No Change

07 Nov
voting booths

No Change

Gold Market Discussion

You may be cheered or dejected by the results of this week’s election. Certainly, there is something for everybody on the political spectrum to find either encouraging or discouraging in the outcome of Tuesday’s voting.

But our beat is money:  the dollar, spending, debt, the Fed, and the monetary system.  In short, all the things that impact precious metals and your financial future.  And with that focus, we see nothing about Tuesday’s election that changes our trajectory in the least.

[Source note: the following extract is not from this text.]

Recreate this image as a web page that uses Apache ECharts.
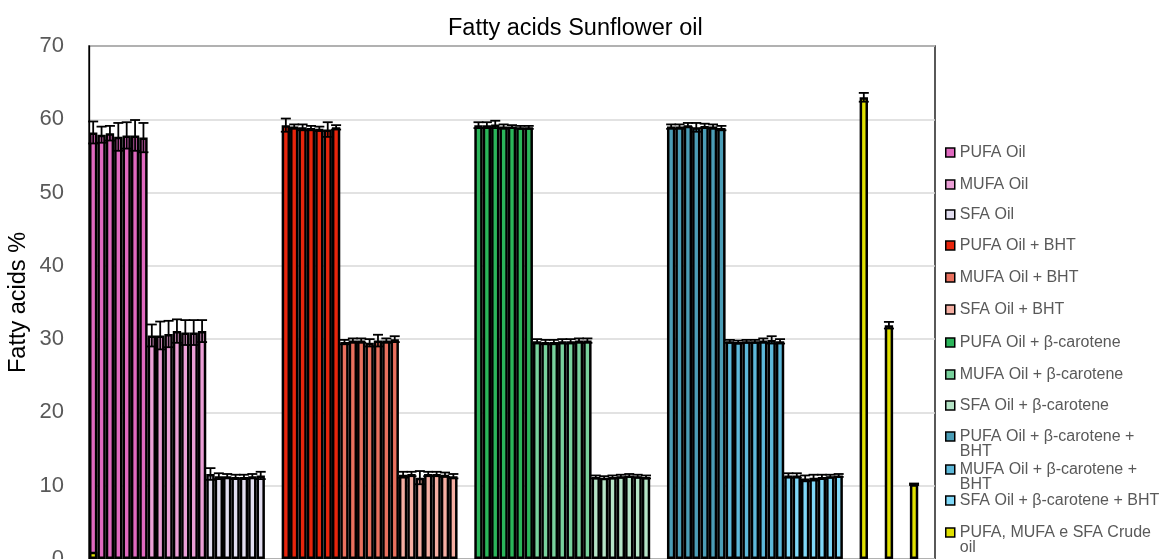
<!DOCTYPE html>
<html><head><meta charset="utf-8">
<script src="https://cdn.jsdelivr.net/npm/echarts@6/dist/echarts.min.js"></script>
<style>html,body{margin:0;padding:0;background:#fff}#c{width:1160px;height:559px}</style>
</head><body><div id="c"></div>
<script>
// ---- data ----
const seriesNames = [
  'PUFA Oil','MUFA Oil','SFA Oil',
  'PUFA Oil + BHT','MUFA Oil + BHT','SFA Oil + BHT',
  'PUFA Oil + β-carotene','MUFA Oil + β-carotene','SFA Oil + β-carotene',
  'PUFA Oil + β-carotene + BHT','MUFA Oil + β-carotene + BHT','SFA Oil + β-carotene + BHT',
  'PUFA, MUFA e SFA Crude oil'
];
const seriesColors = [
  '#df69bf','#eb9fd6','#e2def0',
  '#e8250c','#e9705e','#f5aea2',
  '#2bb55a','#78d19c','#b5e4c6',
  '#4b9db6','#5db8d9','#7fd8f8',
  '#e0e000'
];
// first category index of each 7-bar block
const seriesStart = [0,7,14,23,30,37,46,53,60,69,76,83];

const pufaOil      = [58.2,57.9,58.1,57.6,57.8,57.8,57.5];
const pufaOilErr   = [1.5,1.1,1.0,1.9,1.8,2.1,2.0];
const mufaOil      = [30.5,30.5,30.7,31.1,30.9,30.9,31.1];
const mufaOilErr   = [1.5,1.9,1.8,1.6,1.7,1.7,1.5];
const sfaOil       = [11.6,11.3,11.3,11.2,11.2,11.3,11.4];
const sfaOilErr    = [0.8,0.4,0.3,0.3,0.3,0.3,0.5];

const pufaBht      = [59.2,59.0,58.9,58.8,58.7,58.6,58.9];
const pufaBhtErr   = [0.9,0.3,0.4,0.3,0.3,1.0,0.3];
const mufaBht      = [29.6,29.8,29.8,29.5,29.8,29.8,30.0];
const mufaBhtErr   = [0.3,0.3,0.3,0.5,0.8,0.3,0.4];
const sfaBht       = [11.5,11.6,11.1,11.6,11.6,11.5,11.3];
const sfaBhtErr    = [0.4,0.3,0.9,0.3,0.3,0.3,0.3];

const pufaBc       = [59.2,59.2,59.3,59.0,59.0,58.9,58.9];
const pufaBcErr    = [0.4,0.4,0.5,0.3,0.2,0.2,0.2];
const mufaBc       = [29.7,29.6,29.6,29.7,29.7,29.8,29.8];
const mufaBcErr    = [0.3,0.3,0.3,0.3,0.3,0.3,0.3];
const sfaBc        = [11.2,11.1,11.2,11.3,11.4,11.3,11.2];
const sfaBcErr     = [0.2,0.2,0.2,0.2,0.2,0.2,0.2];

const pufaBcBht    = [59.0,59.0,59.2,58.9,59.1,59.0,58.8];
const pufaBcBhtErr = [0.3,0.3,0.3,0.6,0.3,0.3,0.3];
const mufaBcBht    = [29.7,29.6,29.7,29.7,29.8,29.9,29.7];
const mufaBcBhtErr = [0.2,0.2,0.2,0.2,0.3,0.5,0.3];
const sfaBcBht     = [11.4,11.4,11.0,11.1,11.2,11.3,11.4];
const sfaBcBhtErr  = [0.3,0.3,0.4,0.4,0.3,0.2,0.2];

const crudeOilCats = [0,92,95,98];
const crudeOil     = [1.0,63.0,31.9,10.2];
const crudeOilErr  = [0,0.6,0.45,0.1];

const categoryCount = 101;
const yTicks = [0,10,20,30,40,50,60,70];

const blockValues = [pufaOil,mufaOil,sfaOil,pufaBht,mufaBht,sfaBht,pufaBc,mufaBc,sfaBc,pufaBcBht,mufaBcBht,sfaBcBht];
const blockErrs   = [pufaOilErr,mufaOilErr,sfaOilErr,pufaBhtErr,mufaBhtErr,sfaBhtErr,pufaBcErr,mufaBcErr,sfaBcErr,pufaBcBhtErr,mufaBcBhtErr,sfaBcBhtErr];

// legend display (wrapped like the original)
const legendDisplay = {
  'PUFA Oil + β-carotene + BHT': ' \nPUFA Oil + β-carotene +\nBHT',
  'MUFA Oil + β-carotene + BHT': ' \nMUFA Oil + β-carotene +\nBHT',
  'PUFA, MUFA e SFA Crude oil': ' \nPUFA, MUFA e SFA Crude\noil'
};
const legendIconY = [152,184,214,245,277,309,342,374,405,436,469,500,532];

// ---- build ----
const categories = [];
for (let i = 0; i < categoryCount; i++) categories.push(String(i + 1));

const FONT = 'Liberation Sans, Arial, sans-serif';
const series = [];
const errData = [];
blockValues.forEach((vals, s) => {
  const d = new Array(categoryCount).fill('-');
  vals.forEach((v, i) => {
    d[seriesStart[s] + i] = v;
    errData.push([seriesStart[s] + i, v, blockErrs[s][i]]);
  });
  series.push({name: seriesNames[s], type: 'bar', data: d});
});
{
  const d = new Array(categoryCount).fill('-');
  crudeOilCats.forEach((c, i) => {
    d[c] = crudeOil[i];
    if (crudeOilErr[i] > 0) errData.push([c, crudeOil[i], crudeOilErr[i]]);
  });
  series.push({name: seriesNames[12], type: 'bar', data: d});
}
series.forEach((s, i) => {
  s.barGap = '-100%';
  s.barCategoryGap = '0%';
  s.itemStyle = {color: seriesColors[i], borderColor: '#000', borderWidth: 2.5};
  s.emphasis = {disabled: true};
});
series.push({
  type: 'custom',
  name: 'err',
  data: errData,
  encode: {x: 0, y: 1},
  z: 10,
  renderItem: function (params, api) {
    const c = api.value(0), v = api.value(1), e = api.value(2);
    const hi = api.coord([c, v + e]);
    const lo = api.coord([c, v - e]);
    const hw = 5;
    const st = {stroke: '#000', lineWidth: 1.8};
    return {type: 'group', children: [
      {type: 'line', shape: {x1: hi[0], y1: hi[1], x2: lo[0], y2: lo[1]}, style: st},
      {type: 'line', shape: {x1: hi[0] - hw, y1: hi[1], x2: hi[0] + hw, y2: hi[1]}, style: st},
      {type: 'line', shape: {x1: lo[0] - hw, y1: lo[1], x2: lo[0] + hw, y2: lo[1]}, style: st}
    ]};
  }
});

const legends = seriesNames.map((n, i) => {
  const multi = !!legendDisplay[n];
  const h = multi ? 45 : 15;
  return {
    data: [n], orient: 'vertical', left: 945, top: legendIconY[i] - h / 2,
    padding: 0, itemWidth: 9, itemHeight: 9, selectedMode: false,
    icon: 'rect',
    itemStyle: {borderColor: '#000', borderWidth: 1.5},
    formatter: function (name) { return legendDisplay[name] || name; },
    textStyle: {fontFamily: FONT, fontSize: 16, color: '#595959', lineHeight: 15}
  };
});

const chart = echarts.init(document.getElementById('c'));
chart.setOption({
  animation: false,
  backgroundColor: '#fff',
  title: {text: 'Fatty acids Sunflower oil', left: 443, top: 12, padding: 5,
    textStyle: {fontFamily: FONT, fontSize: 23.5, fontWeight: 'normal', color: '#000'}},
  legend: legends,
  grid: {left: 89, right: 225, top: 46, bottom: 0, outerBoundsMode: 'none', containLabel: false,
    show: true, borderColor: '#000', borderWidth: 1.3},
  xAxis: {type: 'category', data: categories,
    axisLabel: {show: false}, axisTick: {show: false}, axisLine: {show: true, lineStyle: {color: '#000'}}},
  yAxis: {type: 'value', min: yTicks[0], max: yTicks[yTicks.length - 1], interval: 10,
    name: 'Fatty acids %', nameLocation: 'middle', nameGap: 58, nameMoveOverlap: false,
    nameTextStyle: {fontFamily: FONT, fontSize: 23.5, color: '#000'},
    axisLine: {show: true, lineStyle: {color: '#000', width: 1.3}},
    axisTick: {show: false},
    axisLabel: {fontFamily: FONT, fontSize: 22, color: '#595959', margin: 25},
    splitLine: {lineStyle: {color: '#d9d9d9', width: 1.5}}},
  series: series
});
</script></body></html>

  • The dethroning of the dollar as the world’s reserve currency will continue apace.  The implications for the value of the dollar and the American standard of living are enormous.
  • The trajectory for wars around the world is unchanged by the election.  Almost nothing was said about the general thrust of foreign policy by candidates of either party.  The outbreak of hostilities in the Persian Gulf, the South China Sea, or anywhere along Russia’s frontiers would be unquestionably bullish for gold.
  • As conspicuous in its absence as any real national debate about the Establishment’s foreign policy is the absence of any show of concern among the contenders about America’s trillion-dollar deficits and the national debt that is now closing in on $22 trillion.
  • America’s socialist drift has continued year after year, under both Republican and Democratic majorities.  If anything, the crony capitalism best captured in the bankster bailouts beginning ten years ago – and supported by R’s and D’s alike – has left a sense of betrayal and disgust among the middle class in its wake that has been diligently exploited by the growing socialist movement.  It should go without saying that socialism destroys prosperity, and that it usually begins that task by destroying the value of the currency.

There are other important items we could cite in evidence that the election changes none of the economic fundamentals:  sky-high corporate debt, unpayable student debt, and a precarious stock market propped up by Fed interest rate machinations and stock buybacks.

Those of us who hope for more substance in our politics and more wisdom from the voters will cynically remember the old line, that if elections really changed anything, they’d make them illegal.

We take some comfort, however, in also remembering that gold and silver are the best protection from the financial and monetary folly of governments.